Dahl’s “View at Skjolden in Lyster” also harkens to the country’s distant past, as a boat resembling a Viking longboat rests between a hut and a river. Dahl’s “Mountain Farm” is the most romantic of the lot. A single cottage sits on a rocky ledge separating it from the rest of the landscape, as goats wander around their two caretakers and the sun sets on the horizon.

Fearnley — descended from British emigrants to Norway — went for both realism and symbolism in “Riders in a Landscape (View over Romsdal with Romsdalhorn in Background).” The distinctly shaped mountain is accurately depicted, while the imposing panorama below it features an eagle perched on a twisting branch and a couple in a tiny carriage.

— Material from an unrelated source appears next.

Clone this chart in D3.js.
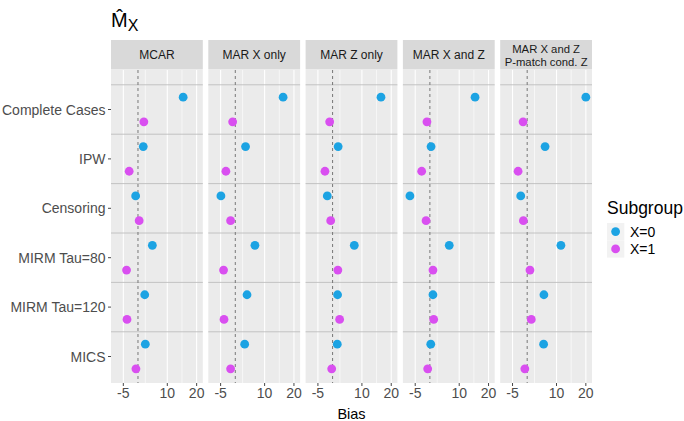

Balke painted “Finnmark Landscape” about 30 years after seeing it himself, in the northeasternmost reaches of the country, where in summer the sun never sets. Balke was the most experimental of the three artists, working with monochromatic or limited palettes and emphasizing the power of nature over geographical realism.

The landscape feature most closely associated with Norway — the hundreds of fjords that flow through the 18,000-mile coastline — is seen infrequently in the exhibit. This could reflect the difficulty of traveling the fjords during the 19th century, Tostmann says, and by extension the difficulty artists had in sketching them.

The exhibit is rounded out with paintings created by the men in the countries where they studied and traveled: Italy, Germany, Sweden, Austria, Switzerland, even a dramatic eruption of Vesuvius, where the lava explosion spews upward like an arrow.

SUBLIME NORTH: ROMANTIC PAINTERS DISCOVER NORWAY: PAINTINGS FROM THE COLLECTION OF ASBJORN LUNDE is at Wadsworth Atheneum Museum of Art, 600 Main St. in Hartford, until Jan. 15. thewadsworth.org.